I understand that the theoretical size of a diff patch between two similar files can be calculated using Kullback Leibler (KL) as described @ Wikipedia. Can anyone point me to a numerical example of this calculation? I can only find general theory and formulae. I'd like to check my work. So this is what I have so far...
This is a graph of the individual divergences for each byte probability between two files, say P and Q. They are calculated according to the standard log formula for divergence. The byte values (0-255) are along the bottom. You can see that the divergences are both positive and negative.
I am unsure as to what the units of the y axis are, but following on from Shannon entropy, they must be bits per byte. And they're small values. The sum of all the divergences, keeping sign, is 0.019 bits /byte. Both file sizes are approximately 20KByte, so can I say that the theoretical patch size going from P to Q is 20,000 * 0.019 = 380 bits or 48 bytes?

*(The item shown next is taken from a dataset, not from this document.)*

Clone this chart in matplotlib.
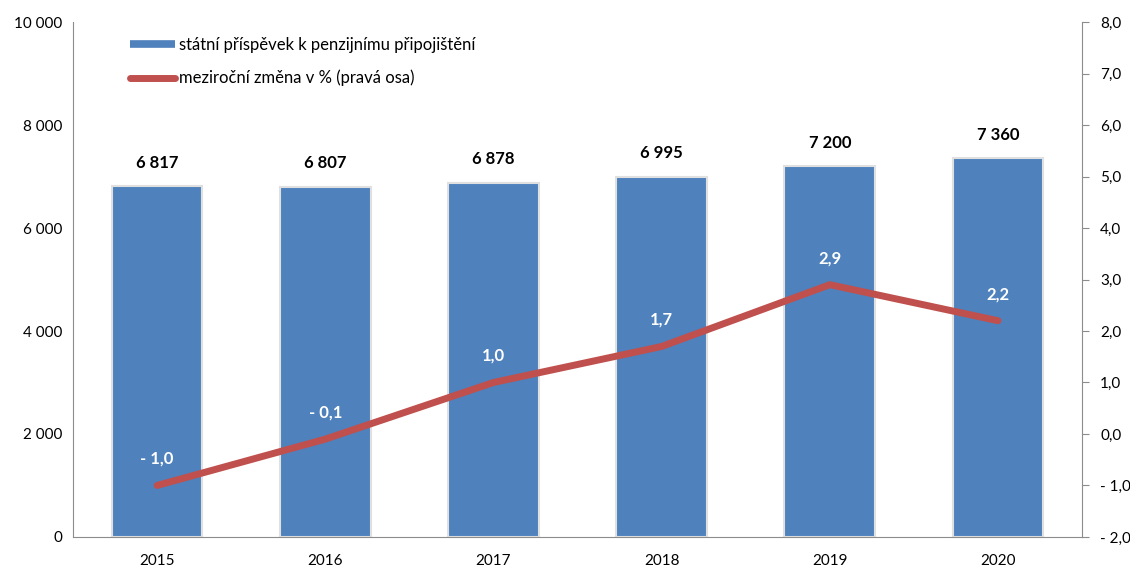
import numpy as np
import matplotlib.pyplot as plt
from matplotlib.lines import Line2D

plt.rcParams['font.family'] = ['Lato', 'DejaVu Sans']

# data
roky = ['2015', '2016', '2017', '2018', '2019', '2020']
prispevek = [6817, 6807, 6878, 6995, 7200, 7360]
zmena = [-1.0, -0.1, 1.0, 1.7, 2.9, 2.2]

modra = '#4F81BD'
cervena = '#C0504D'
seda = '#8C8C8C'


def fmt_tis(v):
    return f"{v:,.0f}".replace(',', ' ')


def fmt_pct(v):
    s = f"{abs(v):.1f}".replace('.', ',')
    return ('- ' + s) if v < 0 else s


fig = plt.figure(figsize=(11.3, 5.67), dpi=100)
ax = fig.add_axes([0.0646, 0.053, 0.893, 0.908])
ax2 = ax.twinx()

x = np.arange(len(roky))
ax.bar(x, prispevek, width=0.54, color=modra, edgecolor='#E0E0E0', linewidth=1.5, zorder=2)
ax.set_xlim(-0.5, len(roky) - 0.5)
ax.set_ylim(0, 10000)
ax.set_yticks(np.arange(0, 10001, 2000))
ax.set_yticklabels([fmt_tis(v) for v in np.arange(0, 10001, 2000)])
ax.set_xticks(x)
ax.set_xticklabels(roky)

for xi, v in zip(x, prispevek):
    ax.text(xi, v + 300, fmt_tis(v), ha='center', va='bottom', fontsize=12,
            fontweight='bold', color='black')

ax2.plot(x, zmena, color=cervena, lw=5, solid_capstyle='round', solid_joinstyle='round', zorder=3)
ax2.set_ylim(-2, 8)
ax2.set_yticks(np.arange(-2, 8.1, 1))
ax2.set_yticklabels([fmt_pct(v) for v in np.arange(-2, 8.1, 1)])

for xi, v in zip(x, zmena):
    ax2.text(xi, v + 0.36, fmt_pct(v), ha='center', va='bottom', fontsize=12,
             fontweight='bold', color='white')

for a in (ax, ax2):
    for s in a.spines.values():
        s.set_visible(False)
    a.tick_params(labelsize=11, colors='black')
ax.spines['left'].set_visible(True)
ax.spines['bottom'].set_visible(True)
ax2.spines['right'].set_visible(True)
ax.spines['left'].set_color(seda)
ax.spines['bottom'].set_color(seda)
ax2.spines['right'].set_color(seda)
ax.tick_params(axis='both', length=0, pad=8)
ax.tick_params(axis='x', pad=12)
ax2.tick_params(axis='y', length=5, color=seda, pad=8)

handles = [Line2D([], [], color=modra, lw=5.5, solid_capstyle='butt'),
           Line2D([], [], color=cervena, lw=5, solid_capstyle='round')]
labels = ['státní příspěvek k penzijnímu připojištění', 'meziroční změna v % (pravá osa)']
ax.legend(handles, labels, loc='upper left', bbox_to_anchor=(0.042, 1.0), frameon=False,
          fontsize=12, handlelength=2.7, handletextpad=0.2, labelspacing=1.0)

plt.savefig('out.png', dpi=100)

This feels wrong. If the graph represents the patch size somehow, then I cannot see how the information contained in this complex shaped graph can be encoded in just 48 bytes. There are no examples anywhere on the Interweb that I can find.
One further thing. The above is for two similar files. If P or Q should be totally random (from a random number generator), the KL divergence calculation = approx. 0.5. This at least makes some semblance of sense if you think about all of the bits from P to Q being on average 50% different due to the randomness. Perhaps 48 bytes is correct. Err, um...